When processing large volumes of String data, the ability to use HashMaps intelligently and creatively can be a very useful skillset to have in your armoury. Let’s consider a hypothetical situation where you want to understand the range and extent of a given author’s vocabulary (actually, it’s not so hypothetical since I have a tool for doing probabilitistic analysis of documents which utilises a number of methods and strategies which are very similar to those which I am about to expose).

By way of illustration, let’s start with an abridgement of the first few paragraphs of the wonderful short story by Lord Dunsany, How Nuth Would Have Practiced His Art Upon the Gnoles, a cautionary tale for the imprudent if ever there were.

Despite the advertisements of rival firms, it is probable that every
tradesman knows that nobody in business at the present time has a
position equal to that of Mr. Nuth. To those outside the magic circle
of business, his name is scarcely known; he does not need to
advertise, he is consummate. He is superior even to modern
competition, and, whatever claims they boast, his rivals know it. His
terms are moderate, so much cash down when when the goods are
delivered, so much in blackmail afterwards. [..]

It must not be thought that I am a friend of Nuth’s; on the contrary
such politics as I have are on the side of Property; and he needs no
words from me, for his position is almost unique in trade, being among
the very few that do not need to advertise.

Given that Gutenberberg source material is derived from volunteers using scanning technologies etc of varying degrees of reliability and when dealing with text of this nature (or in fact of any sort) there are inevitably going to be a number of hurdles to deal with, we will need to accommodate the preponderance of these before parsing the text into our target HashMap. Duplicate white space, a problem I have identified and pointed up in an earlier article is potentially one; typographical errors will undoubtedly occur, line separation will need to be addressed, punctuation resolved, and, in the case of your source text being a play, dramatic instructions and character identification issues will need handling. I say that we will need to handle the greater majority of the issues up front, although the construction of a free-text document parser and the implementation of its results is often and by and large a somewhat iterative discovery process, where the text will inevitably yield up some unique problems of its own. What we want to end up with prior to throwing the text into the HashMap is a homogenous collection of largely punctuation-free (exceptions being contractions like won’t and hasn’t and hyphenated words such as co-operative) single-space delimited words which looks something not unlike the abridged representation below:

Despite the advertisements of rival firms it is probable that every
tradesman knows that nobody in business at the present time has a
position equal to that of Mr Nuth [..] do not need to advertise

In this instance, even with the punctuation and line wraps resolved, we will still at some point have to deal with issues relating to proper nouns, capitalisation of standard words, etc.

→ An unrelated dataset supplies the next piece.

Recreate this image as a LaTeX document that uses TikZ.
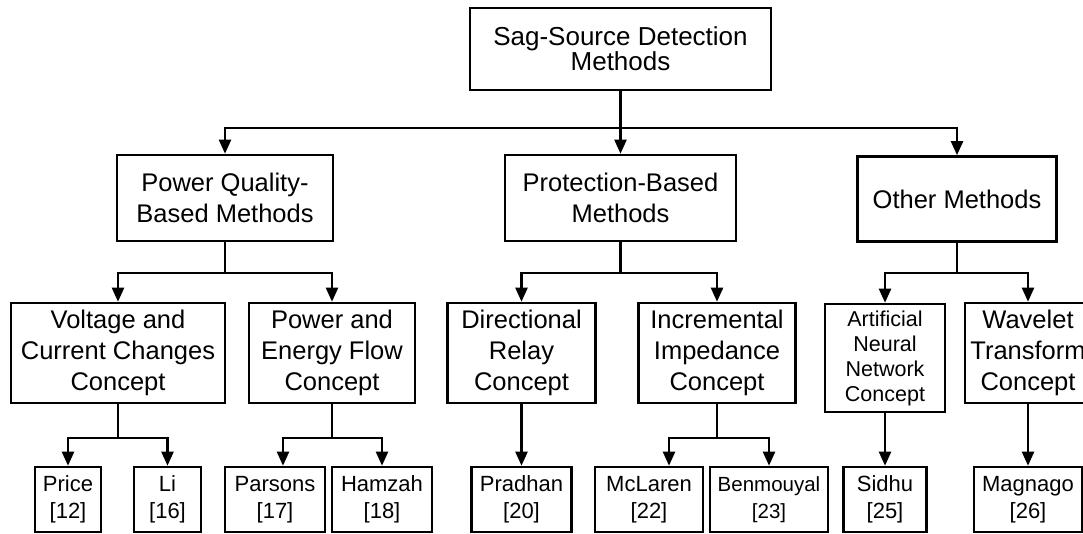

We could quickly count the words in the text by recycling the vowel count method explained in an earlier article, substituting the single whitespace char ' ' for the char[] array of vowels, so we immediately know how many tokens we are going to have to parse but we don’t really need to nor care at this juncture since we are going to have to String.split the text and can get the wordcount back from the resultant array size in any case.


HashMap ha = new HashMap();
String[] splitWords = theDoc.split(" "); // break the doc into an array based on cleansed ws

int len = splitWords.length; // and find out how many words we have

Now we need to iterate through our array of words. The rules of this game are simple. The keys of the hashmap will be unique words, the values will be the number we have thus far encountered as we walk though the array. If the word is NOT already in the hashmap, we have to create a new key for the word and set the value to 1. If, however, the word is already in the hashmap, we just increment the current value by 1. To paraphrase those pesky meerkats on TV, simples.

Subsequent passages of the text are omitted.